C43-cells containing expressed carnation ethylene receptor DcETR1 were resuspended in PBS with 20% (w/v) glycerol, 1 mM (w/v) DTT and 0.002% (w/v) PMSF (buffer P). Resuspended cells were broken using a Constants Cell Disruption System (Constant Systems, Daventry, United Kingdom) at 2.4 kbar and 4 °C. The cell lysate was centrifuged at 14,000 × g and 4 °C for 30 min. Afterwards the supernatant was centrifuged again at 40,000 × g and 4 °C for 30 min.

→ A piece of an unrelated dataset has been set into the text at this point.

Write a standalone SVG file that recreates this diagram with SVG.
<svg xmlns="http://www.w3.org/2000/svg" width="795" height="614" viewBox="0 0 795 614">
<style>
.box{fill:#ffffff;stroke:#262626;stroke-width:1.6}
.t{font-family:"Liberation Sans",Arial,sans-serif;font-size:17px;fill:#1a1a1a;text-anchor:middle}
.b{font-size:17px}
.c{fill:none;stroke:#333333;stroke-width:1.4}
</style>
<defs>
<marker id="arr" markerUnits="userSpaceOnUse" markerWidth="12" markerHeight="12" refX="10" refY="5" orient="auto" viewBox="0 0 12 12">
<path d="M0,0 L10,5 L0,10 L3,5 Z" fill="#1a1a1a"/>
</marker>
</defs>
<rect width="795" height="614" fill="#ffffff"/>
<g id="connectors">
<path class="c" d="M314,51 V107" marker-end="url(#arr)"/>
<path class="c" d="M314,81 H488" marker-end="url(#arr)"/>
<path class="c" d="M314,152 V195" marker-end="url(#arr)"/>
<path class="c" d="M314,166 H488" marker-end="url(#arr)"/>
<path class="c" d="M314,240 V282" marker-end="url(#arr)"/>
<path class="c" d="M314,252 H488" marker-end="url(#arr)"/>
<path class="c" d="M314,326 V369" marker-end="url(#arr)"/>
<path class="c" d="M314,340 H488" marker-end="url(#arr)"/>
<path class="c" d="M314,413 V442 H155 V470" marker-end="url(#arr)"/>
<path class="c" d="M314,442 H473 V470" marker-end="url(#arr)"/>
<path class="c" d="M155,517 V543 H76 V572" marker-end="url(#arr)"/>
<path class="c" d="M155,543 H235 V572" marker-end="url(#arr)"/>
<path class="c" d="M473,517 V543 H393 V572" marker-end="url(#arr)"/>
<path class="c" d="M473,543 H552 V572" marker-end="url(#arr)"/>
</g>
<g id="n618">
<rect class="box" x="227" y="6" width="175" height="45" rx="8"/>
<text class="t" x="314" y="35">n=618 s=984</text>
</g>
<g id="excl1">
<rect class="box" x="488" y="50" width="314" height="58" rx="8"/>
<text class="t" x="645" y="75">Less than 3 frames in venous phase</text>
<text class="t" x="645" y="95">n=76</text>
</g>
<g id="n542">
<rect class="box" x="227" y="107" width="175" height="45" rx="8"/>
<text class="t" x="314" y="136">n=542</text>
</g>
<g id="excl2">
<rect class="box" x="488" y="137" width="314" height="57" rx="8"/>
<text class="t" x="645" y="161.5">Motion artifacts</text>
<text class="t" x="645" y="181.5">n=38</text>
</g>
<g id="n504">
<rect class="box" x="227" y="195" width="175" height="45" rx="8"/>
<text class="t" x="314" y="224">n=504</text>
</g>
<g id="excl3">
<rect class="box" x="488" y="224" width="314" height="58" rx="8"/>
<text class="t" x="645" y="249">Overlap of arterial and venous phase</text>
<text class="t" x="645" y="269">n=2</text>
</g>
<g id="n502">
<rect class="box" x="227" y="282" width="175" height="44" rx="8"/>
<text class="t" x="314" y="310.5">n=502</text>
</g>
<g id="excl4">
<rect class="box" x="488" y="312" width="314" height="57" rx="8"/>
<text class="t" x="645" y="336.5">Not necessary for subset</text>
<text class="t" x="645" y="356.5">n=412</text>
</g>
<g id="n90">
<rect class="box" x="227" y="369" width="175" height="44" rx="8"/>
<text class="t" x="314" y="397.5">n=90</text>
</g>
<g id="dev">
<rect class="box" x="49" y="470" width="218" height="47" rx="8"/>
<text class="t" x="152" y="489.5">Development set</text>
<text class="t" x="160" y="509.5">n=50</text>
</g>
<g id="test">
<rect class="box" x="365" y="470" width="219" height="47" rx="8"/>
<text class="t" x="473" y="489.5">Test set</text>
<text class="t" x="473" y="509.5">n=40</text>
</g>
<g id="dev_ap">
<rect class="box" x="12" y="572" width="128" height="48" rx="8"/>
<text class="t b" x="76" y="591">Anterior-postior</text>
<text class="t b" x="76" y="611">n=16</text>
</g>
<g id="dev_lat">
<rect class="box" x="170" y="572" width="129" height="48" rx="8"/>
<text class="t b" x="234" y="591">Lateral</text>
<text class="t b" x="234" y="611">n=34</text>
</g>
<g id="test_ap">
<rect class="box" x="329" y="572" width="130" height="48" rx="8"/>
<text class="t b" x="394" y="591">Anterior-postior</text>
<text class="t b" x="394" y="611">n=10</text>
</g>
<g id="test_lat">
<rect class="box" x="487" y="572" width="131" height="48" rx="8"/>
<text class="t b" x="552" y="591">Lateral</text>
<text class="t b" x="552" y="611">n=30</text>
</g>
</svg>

The resulting membrane pellet was resuspended in buffer P and centrifuged at 34,000 × g and 4 °C for 30 min. For solubilization the pellet was resuspended in 50 mM Tris/HCl pH 8, 200 mM NaCl, 1.2% (w/v) FosCholine-16, 0.002% (w/v) PMSF (buffer S) and stirred for 1 h at 700 rpm and RT. Solubilized ethylene receptor protein DcETR1 was separated from membrane fragments by ultracentrifugation at 229,600 × g and 4 °C for 30 min. The resulting supernatant was applied to metal ion affinity chromatography. To this end, the protein solution was loaded on a 5 mL HisTrap FF column operated on a ÄKTAprime plus (both GE Healthcare Life Sciences) at 4 °C previously equilibrated with 50 mM Tris/HCl pH 8, 200 mM NaCl and 0.002% (w/v) PMSF (buffer A). The protein bound to the column was washed with 50 column volumes 50 mM Tris/HCl pH 8, 200 mM NaCl, 50 mM KCl, 20 mM MgCl2, 10 mM ATP and 0.002% (w/v) PMSF (buffer ATP). Then the column was washed with buffer A containing 50 mM imidazole and the protein was eluted in buffer A containing 250 mM imidazole. Purified DcETR1 was concentrated and buffer exchanged to 100 mM potassium phosphate, 300 mM NaCl, 0.015% (w/v) FosCholine-16 and 0.002% (w/v) PMSF (buffer M). For labeling DcETR1 was incubated with 2.5 fold concentration of AlexaFluor488-NHS for 30 min at RT. Buffer was changed again to 50 mM Tris/HCl pH 8, 300 mM NaCl, 5% (w/v) glycerol, 0.015% (w/v) FosCholine-16 and 0.002% (w/v) PMSF (buffer L).

DcETR1 binding studies by Microscale Thermophoresis

Recombinant proteins DcETR1 and AtEIN2479–1294 were expressed, purified and labeled as described in the Supplementary Information (Figure S1) and in29. For binding studies DcETR1 and NOP-1 were dissolved in 100 mM potassium phosphate buffer, 300 mM NaCl and 0.015% (w/v) FosCholine-16. DcETR1 labelled with Alexa488 was used at a concentration of 50 nM. NOP-1 was diluted in 100 mM potassium phosphate buffer, 300 mM NaCl and 0.015% (w/v) FosCholine-16 from 100 µM to 3 nM. AtEIN2479–1294 was diluted in 50 mM potassium phosphate (pH 7.8), 300 mM NaCl, 0.015% (w/v) FosCholine-16 from 1457.5 nM to 0.7 nM. Samples were loaded into premium glass capillaries and thermophoresis was measured using a Monolith NT.115 (NanoTemper Technologies GmbH, München, Germany) with 50% (NOP-1) or 60% (AtEIN2) MST power. As negative control binding partners were chemically denatured using 2% (w/v) SDS and 40 mM DTT in the buffer used in the assay. All measurements were run in triplicates.

Amino acid alignment of ethylene receptor 1

Amino acid sequences of 17 different species where aligned using CLC Sequence Viewer 8 (QIAGEN Bioinformatics, Hilden, Germany). Accession numbers of the sequences used are A0A2P6RRN0, A0A1J7HIG6, A0A2K3PFW0, Q9XH58, B6CUX7, A0A1U8BHB1, J9XY08, Q8GV14, A0A022RCX4, Q8W2M7, Q8SBD2, A0A1D1XH0, Q206Y9, A0A2I0A057, F6KPP8 and X2KXU7.